Here’s what I’ve told him over the past few days:
“Five year olds wipe their own butts, Al.”
“Oh, you didn’t hear? Five year olds don’t say no to their moms.”
“Oooh, five year olds don’t push their sisters. Sorry, I thought you knew that one!”
“Five year olds wait to be excused from the dinner table. Ooops, and they clear their dishes.”
“I hate to break it to you dude, but five year olds don’t talk back to their parents. That’s something four year olds do.”
“Five year olds don’t use those words, bud.” (e.g. poopy head, butt hole, stupid)
“You don’t want to pick up the playroom? Well, I guess you have to because it’s totally something five year olds do.”
“Oh yeah, five year olds definitely strap themselves in.”
“Yep, five year olds play by themselves sometimes without needing to be constantly entertained and dazzled by their entertaining and dazzling parents. Go on now, give it a shot.”
“Are you serious?! Five year olds use their forks. Two year olds use their forks, Al, c’mon.”

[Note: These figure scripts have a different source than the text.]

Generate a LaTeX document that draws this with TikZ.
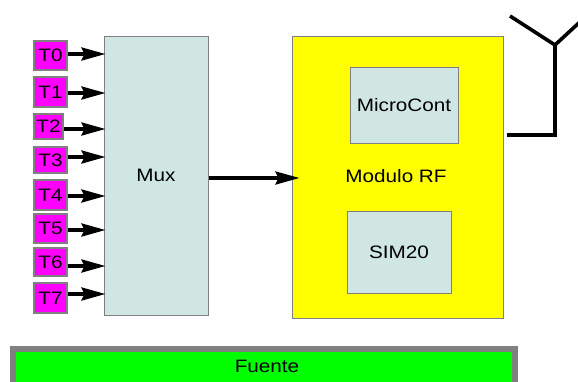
\documentclass[tikz,border=0pt]{standalone}
\usepackage{fontspec}
\setmainfont{Liberation Sans}
\usetikzlibrary{arrows.meta}
\definecolor{boxgray}{RGB}{128,128,128}
\definecolor{lightcyan}{RGB}{208,230,227}
\definecolor{tmag}{RGB}{255,0,255}
\definecolor{ryellow}{RGB}{255,255,0}
\definecolor{rgreen}{RGB}{0,255,0}
\newcommand{\wtext}[1]{\scalebox{1.15}[1]{#1}}
\begin{document}
\begin{tikzpicture}[x=1pt,y=-1pt,
  lab/.style={font=\fontsize{18}{20}\selectfont},
  tbox/.style={draw=boxgray,line width=1.5pt,fill=tmag,inner sep=0pt,minimum width=33pt,lab},
  block/.style={draw=boxgray,line width=1pt,inner sep=0pt,lab},
  arr/.style={line width=3.4pt,-{Stealth[length=24pt,width=13pt,inset=3pt]}},
  ant/.style={line width=3.6pt}]
\useasboundingbox (0,0) rectangle (578,381);
\clip (0,0) rectangle (578,381);
% Mux
\node[block,fill=lightcyan,minimum width=104pt,minimum height=279pt] (mux) at (156,175.5) {\wtext{Mux}};
% T boxes
\node[tbox,minimum height=29pt] (t0) at (50.5,55.5) {\wtext{T0}};
\node[tbox,minimum height=30pt] (t1) at (50.5,92) {\wtext{T1}};
\node[tbox,minimum width=29pt,minimum height=25pt] (t2) at (48.5,126.5) {\wtext{T2}};
\node[tbox,minimum height=26pt] (t3) at (50.5,160) {\wtext{T3}};
\node[tbox,minimum height=30pt] (t4) at (50.5,195) {\wtext{T4}};
\node[tbox,minimum height=29pt] (t5) at (50.5,228.5) {\wtext{T5}};
\node[tbox,minimum height=28pt] (t6) at (50.5,262) {\wtext{T6}};
\node[tbox,minimum height=30pt] (t7) at (50.5,298) {\wtext{T7}};
\foreach \t/\yy in {t0/54,t1/93,t2/129,t3/157,t4/196,t5/230,t6/266,t7/294}{
  \draw[arr,shorten >=-2pt] (\t.east |- 0,\yy) -- (mux.west |- 0,\yy);
}
% Modulo RF
\node[block,fill=ryellow,minimum width=211pt,minimum height=282pt] (rf) at (397.5,177) {};
\node[lab] (rflab) at (396,176) {\wtext{Modulo RF}};
\node[block,fill=lightcyan,minimum width=108pt,minimum height=76pt] (mc) at (404,105) {\wtext{MicroCont}};
\node[block,fill=lightcyan,minimum width=104pt,minimum height=82pt] (sim) at (399,252) {\wtext{SIM20}};
\draw[arr,shorten >=-8pt] (mux.east |- 0,178) -- (rf.west |- 0,178);
% Antenna
\coordinate (a0) at (507,135);
\coordinate (a1) at (555,135);
\coordinate (a2) at (555,45);
\coordinate (a3) at (510,16);
\coordinate (a4) at (582,20);
\draw[ant] (a0) -- (a1) -- (a2) -- (a3);
\draw[ant] (a2) -- (a4);
% Fuente
\node[draw=boxgray,line width=6pt,fill=rgreen,minimum width=502pt,minimum height=40pt,inner sep=0pt] (fu) at (264,369) {};
\node[lab] (fulab) at (267,366) {\wtext{Fuente}};
\end{tikzpicture}
\end{document}
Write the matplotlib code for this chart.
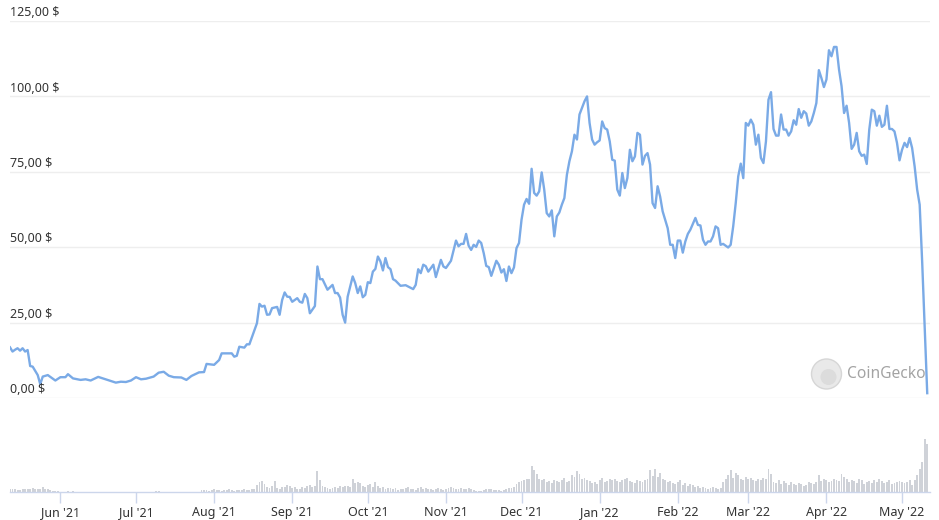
import numpy as np
import matplotlib
matplotlib.use("Agg")
import matplotlib.pyplot as plt
import matplotlib.dates as mdates
import matplotlib.transforms as mtransforms
from matplotlib.patches import Circle

plt.rcParams['font.family'] = ['Noto Sans', 'DejaVu Sans']

start = np.datetime64('2021-05-12')

# price: day offset from start, USD
price_day = [0, 1, 2, 3, 4, 5, 6, 7, 8, 9, 11, 12, 13, 15, 18, 20, 22, 23, 25, 28,
             30, 32, 35, 38, 42, 44, 46, 48, 50, 52, 54, 57, 59, 61, 63, 65, 68, 70, 72, 75,
             77, 78, 81, 83, 84, 88, 89, 90, 91, 93, 94, 95, 98, 99, 100, 101, 102, 103, 104, 106,
             107, 108, 109, 110, 111, 112, 114, 115, 116, 117, 118, 119, 121, 122, 123, 124, 126, 128, 129, 130,
             131, 132, 133, 134, 136, 137, 138, 139, 140, 141, 142, 143, 144, 145, 146, 147, 148, 149, 150, 151,
             152, 153, 155, 157, 160, 161, 162, 163, 164, 165, 166, 168, 169, 171, 172, 173, 175, 177, 178, 179,
             180, 181, 182, 183, 184, 185, 186, 187, 188, 189, 190, 191, 193, 194, 195, 196, 197, 198, 199, 200,
             201, 202, 203, 204, 205, 206, 207, 208, 209, 210, 211, 212, 213, 214, 215, 216, 217, 218, 219, 220,
             221, 222, 223, 224, 225, 226, 227, 228, 229, 230, 231, 232, 233, 234, 235, 236, 237, 238, 239, 240,
             241, 242, 243, 244, 245, 246, 247, 248, 249, 250, 251, 252, 253, 254, 255, 256, 257, 258, 259, 261,
             262, 263, 264, 265, 266, 267, 268, 269, 270, 272, 273, 274, 275, 276, 277, 278, 279, 280, 281, 282,
             283, 285, 286]
price = [16.8, 15.4, 16.0, 16.5, 15.7, 16.5, 15.4, 15.9, 10.6, 10.4, 7.6, 4.6, 7.1, 7.6, 5.8, 6.9, 6.9, 7.9, 6.5, 6.0,
         6.2, 5.8, 7.0, 6.2, 5.1, 5.4, 5.3, 5.8, 6.9, 6.2, 6.4, 7.1, 8.4, 8.7, 7.4, 6.9, 6.8, 6.0, 7.3, 8.5,
         8.6, 11.3, 11.0, 12.6, 14.8, 14.8, 13.7, 14.0, 17.0, 16.7, 17.8, 17.8, 24.8, 31.2, 30.3, 30.6, 27.6, 27.7, 29.8, 30.2,
         27.6, 32.5, 35.0, 33.6, 33.5, 31.9, 33.1, 31.9, 31.6, 34.5, 33.1, 28.1, 30.5, 43.6, 39.4, 39.4, 35.9, 37.5, 34.8, 34.8,
         33.3, 27.6, 25.0, 33.6, 40.3, 38.1, 34.8, 37.0, 33.4, 34.2, 38.4, 38.1, 41.9, 42.8, 46.9, 45.3, 42.3, 46.4, 43.4, 42.7,
         39.4, 38.9, 37.2, 37.4, 36.1, 37.5, 42.7, 41.4, 44.2, 43.7, 41.9, 44.2, 40.1, 45.8, 43.6, 43.1, 45.5, 52.2, 50.3, 51.1,
         51.1, 54.4, 50.5, 49.1, 50.8, 50.1, 52.2, 51.4, 48.0, 43.8, 43.4, 40.5, 45.5, 44.2, 41.6, 42.7, 38.8, 43.6, 41.4, 43.3,
         49.7, 51.4, 59.1, 64.1, 66.0, 64.4, 76.0, 68.0, 67.1, 68.5, 74.8, 69.1, 61.3, 60.2, 62.2, 53.6, 60.2, 61.5, 64.1, 66.3,
         74.0, 78.5, 81.8, 87.3, 85.7, 94.0, 96.2, 98.4, 100.0, 91.2, 85.7, 84.0, 84.8, 85.4, 91.7, 89.5, 89.0, 85.1, 79.0, 78.7,
         69.1, 67.1, 74.6, 69.6, 72.9, 82.3, 78.5, 80.1, 87.9, 87.3, 77.4, 80.3, 81.2, 77.4, 64.6, 63.0, 70.2, 66.8, 61.9, 56.3,
         50.8, 50.8, 46.4, 52.2, 52.2, 48.2, 51.9, 54.4, 55.8, 59.7, 57.4, 57.2, 52.5, 50.8, 51.9, 51.9, 53.6, 56.9, 56.3, 50.8,
         51.1, 49.9, 50.8]
# daily from day 287 to 364
price_daily_tail = [56.9, 64.6, 73.5, 77.7, 72.9, 91.2, 90.3, 92.3, 90.6, 84.0, 87.3, 79.6, 77.9, 85.1, 98.9, 101.4,
                    89.2, 87.0, 87.0, 94.0, 89.0, 89.0, 87.0, 88.4, 92.1, 90.6, 95.8, 92.9, 95.1, 94.3, 90.3, 91.7,
                    94.5, 97.8, 108.7, 106.1, 103.1, 105.6, 115.3, 113.3, 116.4, 116.4, 108.9, 103.4, 94.5, 96.9,
                    91.2, 82.6, 84.0, 87.9, 81.8, 80.3, 80.7, 77.6, 89.0, 95.6, 95.1, 90.3, 93.6, 89.9, 90.6, 96.9,
                    89.2, 89.2, 88.4, 84.6, 78.8, 82.3, 84.6, 83.2, 86.2, 82.9, 76.8, 69.1, 64.1, 45.0, 23.0, 1.6]

# daily volume (arbitrary units, hundreds of millions USD), day 0..364
volume = [3, 3, 3, 2, 2, 3, 3, 3, 3, 4, 3, 3, 3, 5, 3, 3, 2, 1, 1, 1,
          0.3, 0.3, 0.3, 1, 0.3, 1, 0.3, 0.3, 0.3, 0.3, 0.3, 0.3, 0.3, 0.3, 0.3, 0.3, 0.3, 0.3, 0.3, 0.3,
          0.3, 0.3, 0.3, 0.3, 0.3, 0.3, 0.3, 0.3, 0.3, 0.3, 0.3, 0.3, 0.3, 0.3, 0.3, 0.3, 0.3, 0.3, 1, 1,
          0.3, 0.3, 0.3, 0.3, 0.3, 0.3, 0.3, 0.3, 0.3, 0.3, 0.3, 0.3, 0.3, 0.3, 0.3, 0.3,
          2, 2, 2, 1, 2, 3, 2, 2, 1, 2, 2, 3, 2, 1, 2, 2, 2, 3, 2, 2, 3, 3,
          7, 10, 11, 8,
          5, 4, 6, 11, 4, 3, 5, 5, 7, 6, 4, 5, 3, 3, 5, 4, 6, 7, 5, 6,
          21, 12, 6,
          5, 4, 3, 4, 5, 4, 6, 5, 6, 6, 5,
          13, 9, 10, 9,
          6, 5, 7, 8, 5, 10, 6,
          4, 5, 3, 4, 4, 3, 4, 2, 3, 3, 4, 5, 3, 3, 2, 4, 5, 3, 4, 3, 3, 2, 3, 4, 3, 2, 3, 4, 5, 4, 3, 3, 4, 3, 3,
          4, 3, 2, 1, 1, 1, 2, 3, 3, 3, 2, 2, 2, 1, 2, 3, 4, 4,
          5, 8, 10, 11, 12, 13, 13,
          26, 22, 18, 13,
          12, 13, 10, 11, 9, 12, 11, 10, 12, 14, 10, 11,
          17, 15, 21, 18, 13, 14, 12,
          11, 9, 10, 8, 12, 14, 10, 11, 13, 12, 13,
          11, 10, 12, 13, 14, 11, 10, 9, 12, 11, 10, 12, 13,
          22, 16, 23, 15, 19,
          13, 12, 10, 11, 9, 8, 10, 12, 7, 9, 6, 8, 7, 5, 6, 4, 5, 4, 3, 4, 5, 4, 3, 4,
          10, 13, 17, 22, 14, 19, 17, 13,
          12, 15, 13, 14, 12, 11, 13, 12, 14, 13,
          23, 18,
          10, 9, 12, 8, 11, 9, 7, 10, 8, 7, 9, 8, 6, 7, 10, 9, 8, 10,
          17,
          11, 13, 12, 10, 11, 13, 12, 11,
          18, 15, 13,
          10, 12, 11, 9, 13, 12, 8, 10, 11, 9, 12, 10, 13, 11, 9, 10, 12, 8, 9, 10, 11, 10, 9, 10, 12,
          7, 12, 17, 23, 30, 53, 48]

y_ticks = [0, 25, 50, 75, 100, 125]

days = np.array(price_day + list(range(287, 287 + len(price_daily_tail))))
values = np.array(price + price_daily_tail)
dates = start + days.astype('timedelta64[D]')
vol_dates = start + np.arange(len(volume)).astype('timedelta64[D]')

x0 = mdates.date2num(start)
x1 = x0 + 365.1

fig = plt.figure(figsize=(9.39, 5.2), dpi=100)
W, H = 939, 520

ax = fig.add_axes([10 / W, (H - 398) / H, 920 / W, 377 / H])
ax.plot(dates, values, color='#7aaae6', lw=1.7, solid_joinstyle='round', zorder=3)
ax.set_xlim(x0, x1)
ax.set_ylim(0, 125)
ax.set_yticks(y_ticks)
ax.yaxis.grid(True, color='#eeeeee', lw=1.0)
ax.tick_params(left=False, labelleft=False, bottom=False, labelbottom=False)
for s in ax.spines.values():
    s.set_visible(False)
trans = mtransforms.blended_transform_factory(ax.transAxes, ax.transData)
for v in y_ticks:
    lab = f"{v:.2f}".replace('.', ',') + " $"
    ax.text(0, v + 0.6, lab, transform=trans, ha='left', va='bottom',
            fontsize=9, color='#333333', zorder=4)

# watermark (circle in inches so it stays round)
fig.patches.append(Circle((8.265, (H - 374) / 100), 0.15, transform=fig.dpi_scale_trans,
                          facecolor='#e9e9e9', edgecolor='#d6d6d6', lw=1))
fig.patches.append(Circle((8.285, (H - 377) / 100), 0.08, transform=fig.dpi_scale_trans,
                          facecolor='#dcdcdc', edgecolor='none'))
fig.text(847 / W, (H - 374) / H, "CoinGecko", fontsize=11.2, color='#a3a3a3',
         ha='left', va='center')

# volume panel
vax = fig.add_axes([10 / W, (H - 492) / H, 920 / W, 92 / H])
vax.bar(vol_dates, volume, width=0.75, color='#cfd2d8', align='center')
vax.set_xlim(x0, x1)
vax.set_ylim(0, 92)
vax.set_yticks([])
for s in ['top', 'left', 'right']:
    vax.spines[s].set_visible(False)
vax.spines['bottom'].set_color('#ccd6eb')
vax.spines['bottom'].set_linewidth(1)
vax.xaxis.set_major_locator(mdates.MonthLocator())
vax.xaxis.set_major_formatter(mdates.DateFormatter("%b '%y"))
vax.tick_params(axis='x', length=8, color='#ccd6eb', width=1, labelsize=9,
                labelcolor='#333333', pad=2)
vax.patch.set_alpha(0)

fig.savefig("out.png", dpi=100)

I’m wondering how long I can keep this up but so far it’s really effective. He seems very keen on doing all the things five year olds are supposed to do. Pretty good trick, huh? Oh, and he starts Kindergarten wednesday (ack! more on this later!) and there are TONS of things Kindergarteners do and don’t do, right? This week could be a major turning point in the Ruddy house. I may have a well behaved kid yet! Happy birthday, Alex. Hope all of you are enjoying your long weekends. More soon.